Tactic 5: The Timing Sequence

Broadcom negotiation outcomes are strongly correlated with negotiation start timing. The optimal timeline is twelve to eighteen months before contract expiry. At this distance, the enterprise has maximum commercial leverage: it can credibly evaluate alternatives without urgency pressure, it can allow Broadcom's internal approval processes to complete without deadline stress, and it can run multiple negotiation rounds as competitive intelligence updates the commercial position.

Six months before expiry: the migration evaluation must be active and documentable. Nutanix and AVS quotes should be in hand. The internal project team for migration evaluation should have met and produced a preliminary scope. At this point, present the competitive evaluation to Broadcom's account team as context for the renewal discussion, not as a threat. The message is: "We are evaluating our infrastructure strategy, which includes your renewal and these alternatives. We want to reach a commercial conclusion that makes staying with VMware the right decision."

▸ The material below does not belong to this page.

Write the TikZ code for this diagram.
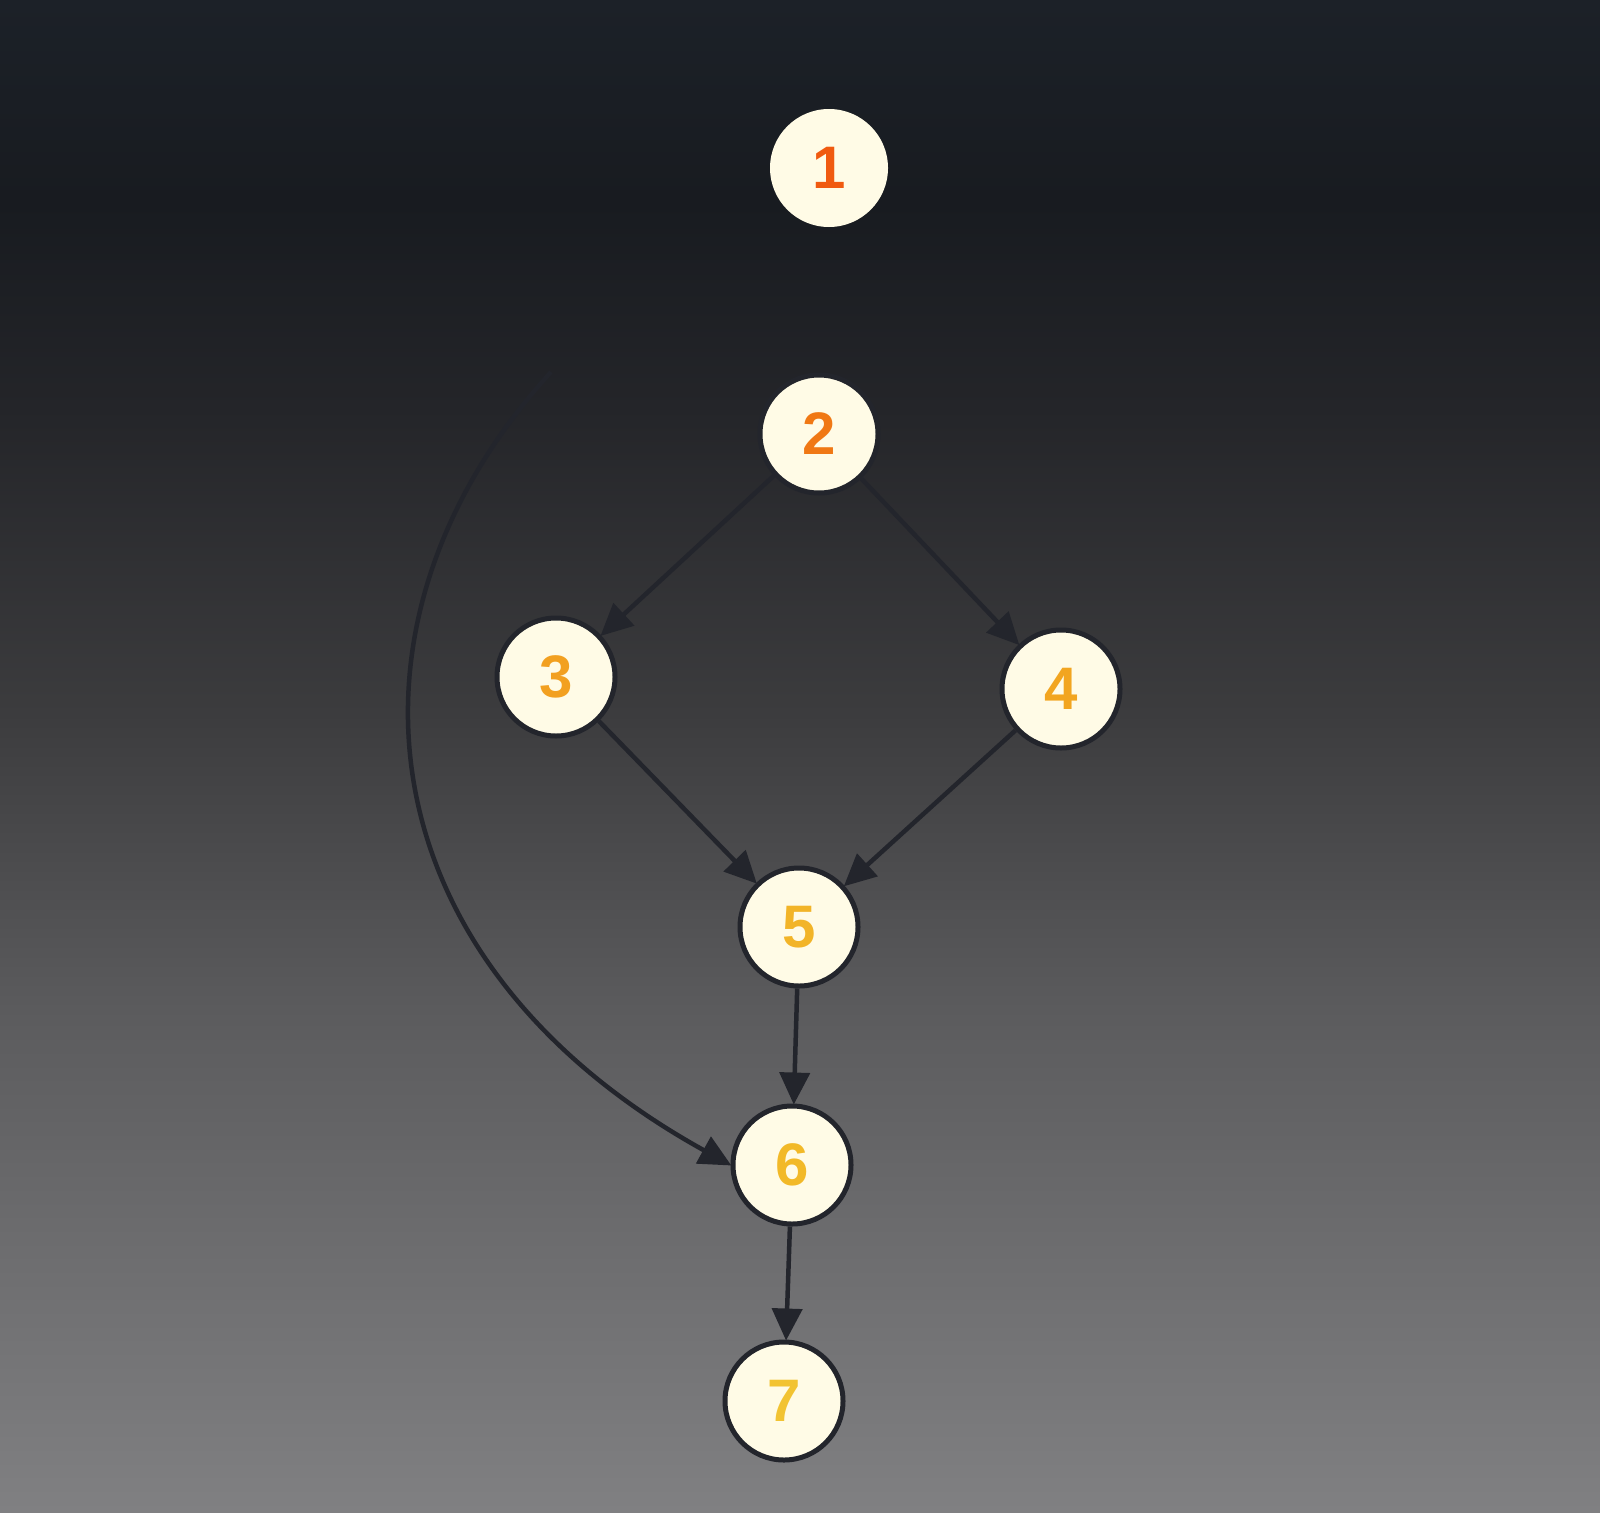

Three months before expiry: commercial negotiations should be in their final stage. The enterprise should have a written commercial proposal from Broadcom, a counter-position prepared based on benchmark data and internal authorisation, and a clear escalation path if the account team's approval authority is insufficient for the concessions required. Escalation to Broadcom's commercial leadership is appropriate and expected for large account negotiations — enterprise account teams anticipate it.

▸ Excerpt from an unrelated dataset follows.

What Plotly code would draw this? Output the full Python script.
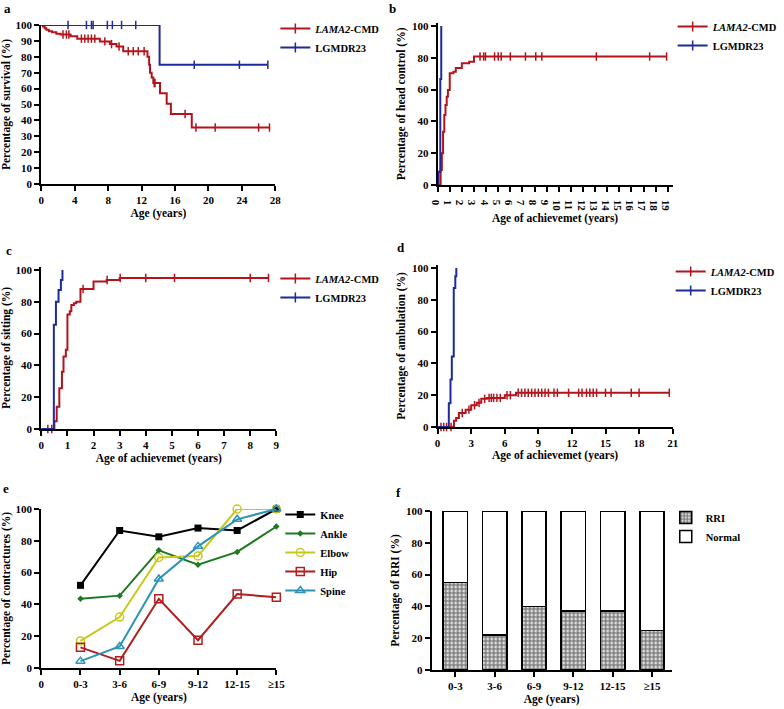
import plotly.graph_objects as go

W, H = 784, 709
FONT = "Liberation Serif"
RED = "#b3141c"
BLUE = "#1c2a9c"

# ---------------- data ----------------
# a: survival
a_lama_t = [0, 0.2, 0.4, 0.6, 0.9, 1.3, 1.8, 2.3, 3.5, 4.3, 7.0, 8.2, 9.0, 9.8, 12.7, 12.9, 13.0, 13.2, 13.4, 14.2, 15.0, 15.5, 18.0]
a_lama_s = [100, 99, 98, 97, 96, 95.5, 94.5, 94, 92.9, 91.4, 89.7, 88, 86.5, 83.5, 80, 75, 70, 67, 63.5, 57, 50.5, 44, 35.5]
a_lama_c = [2.6, 3.0, 3.3, 4.8, 5.2, 5.6, 6.0, 6.4, 7.6, 8.4, 9.3, 10.4, 11.0, 11.6, 12.3, 13.5, 13.6, 17.2, 18.5, 20.8, 26.0, 27.3]
a_lg_t = [0, 14.15]
a_lg_s = [100, 75]
a_lg_c = [3.2, 5.4, 6.0, 6.2, 7.9, 8.5, 9.6, 11.3, 18.3, 23.7, 27.1]

# b: head control
b_lama_t = [0, 0.25, 0.35, 0.45, 0.55, 0.65, 0.75, 0.85, 1.0, 1.3, 1.5, 2.0, 2.6, 3.0]
b_lama_s = [0, 9.4, 20, 33.5, 44, 50.3, 55.5, 59.7, 70.2, 71.2, 73.5, 76.5, 77.5, 80.8]
b_lama_c = [3.5, 3.8, 3.95, 4.7, 5.0, 5.25, 6.0, 7.25, 8.1, 8.6, 13.1, 17.5, 18.9]
b_lg_t = [0, 0.08, 0.22, 0.3]
b_lg_s = [0, 8.3, 66.7, 100]
b_lg_c = []

# c: sitting
c_lama_t = [0, 0.5, 0.59, 0.69, 0.79, 0.85, 0.94, 1.0, 1.09, 1.15, 1.25, 1.34, 1.5, 2.0, 2.5, 3.0]
c_lama_s = [0, 4.8, 14, 25.7, 36, 45.6, 49.8, 72, 74, 78, 79, 80, 88, 92.7, 93.7, 95]
c_lama_c = [0.25, 0.4, 1.6, 2.52, 3.02, 4.0, 5.1, 8.0, 8.7]
c_lg_t = [0, 0.48, 0.56, 0.66, 0.75, 0.81]
c_lg_s = [0, 65.5, 80, 87.4, 93.7, 100]
c_lg_c = []

# d: ambulation
d_lama_t = [0, 1.46, 1.65, 1.9, 2.5, 3.0, 3.5, 3.9, 4.4, 6.0, 7.0]
d_lama_s = [0, 4, 5.7, 8.8, 10.9, 13.7, 15.2, 17.7, 18.3, 20, 21.5]
d_lama_c = [0.3, 0.55, 0.8, 1.2, 2.2, 2.8, 3.3, 3.7, 4.2, 4.6, 4.8, 5.0, 5.3, 5.6, 6.2, 6.5,
            7.2, 7.5, 7.8, 8.1, 8.4, 8.7, 9.0, 9.3, 9.6, 9.9, 10.4, 10.7, 11.7, 12.6, 12.9,
            13.3, 13.6, 13.9, 14.2, 15.0, 15.5, 17.3, 18.0, 20.7]
d_lg_t = [0, 1.0, 1.15, 1.27, 1.44, 1.58, 1.67]
d_lg_s = [0, 15, 29.8, 44.4, 87.4, 94.8, 100]
d_lg_c = []

# e: contractures
e_groups = ["0-3", "3-6", "6-9", "9-12", "12-15", "≥15"]
e_pos = [1, 2, 3, 4, 5, 6]
e_knee = [52, 86.5, 82.5, 88, 86.5, 100]
e_ankle = [43.5, 45.5, 74, 65, 73, 89]
e_elbow = [17, 32, 69.5, 70.5, 100, 100]
e_hip = [13, 4.5, 43.5, 17.5, 46.5, 44.5]
e_spine = [4.3, 13.5, 56, 76.5, 93.5, 100]

# f: RRI
f_groups = ["0-3", "3-6", "6-9", "9-12", "12-15", "≥15"]
f_rri = [55, 22, 40, 37, 37, 25]
f_normal = [100 - v for v in f_rri]

# ---------------- helpers ----------------
def xd(a, b):
    return [a / W, b / W]

def yd(top, bottom):
    return [1 - bottom / H, 1 - top / H]

def km_path(times, vals, censors):
    end = max([times[-1]] + list(censors))
    xs = list(times) + [end]
    ys = list(vals) + [vals[-1]]
    cy = []
    for c in censors:
        v = vals[0]
        for t, s in zip(times, vals):
            if t <= c:
                v = s
        cy.append(v)
    return xs, ys, cy

fig = go.Figure()

def add_km(times, vals, censors, color, name, xa, ya, legend):
    xs, ys, cy = km_path(times, vals, censors)
    grp = name + legend
    fig.add_trace(go.Scatter(x=xs, y=ys, mode="lines", line=dict(color=color, width=2, shape="hv"),
                             xaxis=xa, yaxis=ya, showlegend=False, legendgroup=grp, hoverinfo="skip"))
    if censors:
        fig.add_trace(go.Scatter(x=censors, y=cy, mode="markers",
                                 marker=dict(symbol="line-ns", size=6, line=dict(color=color, width=1.5)),
                                 xaxis=xa, yaxis=ya, showlegend=False, legendgroup=grp, cliponaxis=False))
    fig.add_trace(go.Scatter(x=[None], y=[None], mode="lines+markers", name=name,
                             line=dict(color=color, width=2),
                             marker=dict(symbol="line-ns", size=7, line=dict(color=color, width=1.5)),
                             xaxis=xa, yaxis=ya, legend=legend, legendgroup=grp))

LAMA = "<i>LAMA2</i>-CMD"
add_km(a_lama_t, a_lama_s, a_lama_c, RED, LAMA, "x", "y", "legend")
add_km(a_lg_t, a_lg_s, a_lg_c, BLUE, "LGMDR23", "x", "y", "legend")
add_km(b_lama_t, b_lama_s, b_lama_c, RED, LAMA, "x2", "y2", "legend2")
add_km(b_lg_t, b_lg_s, b_lg_c, BLUE, "LGMDR23", "x2", "y2", "legend2")
add_km(c_lama_t, c_lama_s, c_lama_c, RED, LAMA, "x3", "y3", "legend3")
add_km(c_lg_t, c_lg_s, c_lg_c, BLUE, "LGMDR23", "x3", "y3", "legend3")
add_km(d_lama_t, d_lama_s, d_lama_c, RED, LAMA, "x4", "y4", "legend4")
add_km(d_lg_t, d_lg_s, d_lg_c, BLUE, "LGMDR23", "x4", "y4", "legend4")

# e
e_series = [
    ("Knee", e_knee, "black", dict(symbol="square", size=7, color="black")),
    ("Ankle", e_ankle, "#1d7a22", dict(symbol="diamond", size=5, color="#1d7a22")),
    ("Elbow", e_elbow, "#c9c91c", dict(symbol="circle-open", size=8, color="#c9c91c", line=dict(width=1.5))),
    ("Hip", e_hip, "#b01e1e", dict(symbol="square-open", size=8, color="#b01e1e", line=dict(width=1.5))),
    ("Spine", e_spine, "#2e93b4", dict(symbol="triangle-up-open", size=8, color="#2e93b4", line=dict(width=1.5))),
]
for name, vals, col, mk in e_series:
    fig.add_trace(go.Scatter(x=e_pos, y=vals, mode="lines+markers", name=name,
                             line=dict(color=col, width=2), marker=mk, cliponaxis=False,
                             xaxis="x5", yaxis="y5", legend="legend5", legendgroup=name))

# f
fig.add_trace(go.Bar(x=f_groups, y=f_rri, name="RRI", width=0.62, legendgroup="RRI",
                     marker=dict(color="white", line=dict(color="black", width=1.5),
                                 pattern=dict(shape=".", fgcolor="black", bgcolor="white", size=4, solidity=0.7)),
                     xaxis="x6", yaxis="y6", legend="legend6"))
fig.add_trace(go.Bar(x=f_groups, y=f_normal, name="Normal", width=0.62, legendgroup="Normal",
                     marker=dict(color="white", line=dict(color="black", width=1.5)),
                     xaxis="x6", yaxis="y6", legend="legend6"))

# ---------------- layout ----------------
tickfont = dict(family=FONT, size=11, color="black", weight="bold")
titlefont = dict(family=FONT, size=11.5, color="black", weight="bold")

def ax(domain, rng, anchor, title, dtick=None, standoff=4, **kw):
    d = dict(domain=domain, range=rng, anchor=anchor, showline=True, linecolor="black", linewidth=2,
             ticks="outside", ticklen=5, tickwidth=1.5, tickcolor="black", showgrid=False, zeroline=False,
             tickfont=tickfont, title=dict(text=title, font=titlefont, standoff=standoff), automargin=False)
    if dtick is not None:
        d["dtick"] = dtick
        d["tick0"] = 0
    d.update(kw)
    return d

layout = dict(
    width=W, height=H, margin=dict(l=0, r=0, t=0, b=0),
    paper_bgcolor="white", plot_bgcolor="white", barmode="stack",
    font=dict(family=FONT, color="black"),
    xaxis=ax(xd(42, 280), [0, 28], "y", "Age (years)", 4),
    yaxis=ax(yd(25, 184), [0, 100], "x", "Percentage of survival (%)", 10),
    xaxis2=ax(xd(445, 684), [0, 19.4], "y2", "Age of achievemet (years)", 1),
    yaxis2=ax(yd(22.8, 185), [0, 102], "x2", "Percentage of head control (%)", 20),
    xaxis3=ax(xd(42, 281), [0, 9], "y3", "Age of achievemet (years)", 1),
    yaxis3=ax(yd(266.8, 429), [0, 102], "x3", "Percentage of sitting (%)", 20),
    xaxis4=ax(xd(445, 684), [0, 21], "y4", "Age of achievemet (years)", 3, standoff=2),
    yaxis4=ax(yd(264.8, 427), [0, 102], "x4", "Percentage of ambulation (%)", 20),
    xaxis5=ax(xd(42, 281), [0, 6], "y5", "Age (years)", None,
              tickmode="array", tickvals=[0] + e_pos, ticktext=["0"] + e_groups),
    yaxis5=ax(yd(509, 668), [0, 100], "x5", "Percentage of contractures (%)", 20),
    xaxis6=ax(xd(439, 683), [-0.6, 5.5], "y6", "Age (years)", None, type="category"),
    yaxis6=ax(yd(511, 670), [0, 100], "x6", "Percentage of RRI (%)", 20),
)

legfont = dict(family=FONT, size=10.5, color="black", weight="bold")
def leg(x, top, gap=4):
    return dict(x=x / W, y=1 - top / H, xanchor="left", yanchor="top", font=legfont,
                itemwidth=30, bgcolor="rgba(0,0,0,0)", tracegroupgap=gap, traceorder="normal")

layout["legend"] = leg(280, 14)
layout["legend2"] = leg(684, 12)
layout["legend3"] = leg(280, 264)
layout["legend4"] = leg(682, 257)
layout["legend5"] = leg(285, 500, 3)
layout["legend6"] = leg(677, 503, 5)

fig.update_layout(**layout)

letters = [("a", 8, 9), ("b", 399, 9), ("c", 9, 250), ("d", 408, 247), ("e", 6, 488), ("f", 405, 492)]
for t, x, y in letters:
    fig.add_annotation(text=t, x=x / W, y=1 - y / H, xref="paper", yref="paper", showarrow=False,
                       xanchor="center", yanchor="middle",
                       font=dict(family=FONT, size=13, color="black", weight="bold"))

fig.write_html("out.html", config={"displayModeBar": False},
               post_script="document.body.style.margin='0';document.body.style.overflow='hidden';")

Tactic 6: Negotiate Contract Protections, Not Just Price

Enterprise procurement teams frequently focus exclusively on per-core pricing during Broadcom negotiations, leaving significant contractual value uncaptured in the agreement terms. The following contract provisions are achievable in negotiation but absent from Broadcom's standard subscription terms:

True-down rights: The right to reduce your subscribed core count at renewal by up to 10 to 15 percent without financial penalty. For enterprises running active migration programmes or decommissioning infrastructure during the subscription term, true-down rights protect against paying for licences on hardware that no longer exists. Broadcom's standard terms do not provide this right — it must be explicitly negotiated.

Annual price cap: A contractual ceiling — typically 3 to 5 percent — on the year-on-year increase in licence pricing at the end of the subscription term. Without a price cap, the renewal pricing is entirely at Broadcom's discretion. For a five-year commitment, the difference between no cap and a 5 percent cap compounds to a material cost difference by year five.

Extended notice period: The right to provide renewal notice 90 to 120 days before expiry rather than Broadcom's preferred 30 to 60 days. A longer notice period gives the enterprise additional time to evaluate its position before the renewal is triggered, preserving the option to execute a migration or renegotiate terms without the deadline pressure of a 30-day window.

Audit right limitations: Broadcom's standard subscription terms include broad audit rights that allow usage verification on short notice. Negotiating specific audit notice periods, scope limitations, and result dispute mechanisms reduces the commercial risk of an unexpected audit finding during the subscription term.

Eight Common Mistakes That Cost Enterprises Millions

Accepting the first quote. Broadcom's initial proposal is rarely their best offer. Processing it without a counter-position consistently leaves 10 to 30 percent on the table depending on account size.

Starting too late. Entering negotiations less than six months before expiry creates urgency that benefits Broadcom, not the enterprise. The 20 percent late-renewal penalty is particularly punishing for teams that allow the renewal to lapse while seeking better terms.

Negotiating VCF when VVF is sufficient. Broadcom defaults to recommending VCF. Enterprises that accept this recommendation without a deployment audit are paying a significant bundle premium for capabilities they do not use.

Not obtaining competitive quotes. A Nutanix or AVS evaluation without a formal commercial quote is not leverage. The quote must be specific, priced, and accompanied by a credible migration timeline to function as a negotiating instrument.

Not involving procurement and legal. Broadcom VMware renewals above $500,000 annual value require active procurement and legal involvement. Technical teams negotiating commercial terms without specialist support consistently achieve worse outcomes.

Ignoring contract terms in favour of price. The true-down right, price cap, and notice period provisions described above often have more multi-year value than the initial price reduction. Negotiating only the per-core rate misses the full commercial opportunity.

Accepting auto-renewal defaults. Broadcom's auto-renewal provision activates unless the enterprise provides written non-renewal notice within the specified period. Enterprises that miss this notice window are committed to a renewal at Broadcom's then-current pricing, removing all leverage for the next term.

Not benchmarking the final offer. Before signing, validate Broadcom's final offer against peer market data. An independent benchmark that identifies the proposed pricing as above market rate for comparable accounts provides the basis for a final round of commercial discussion.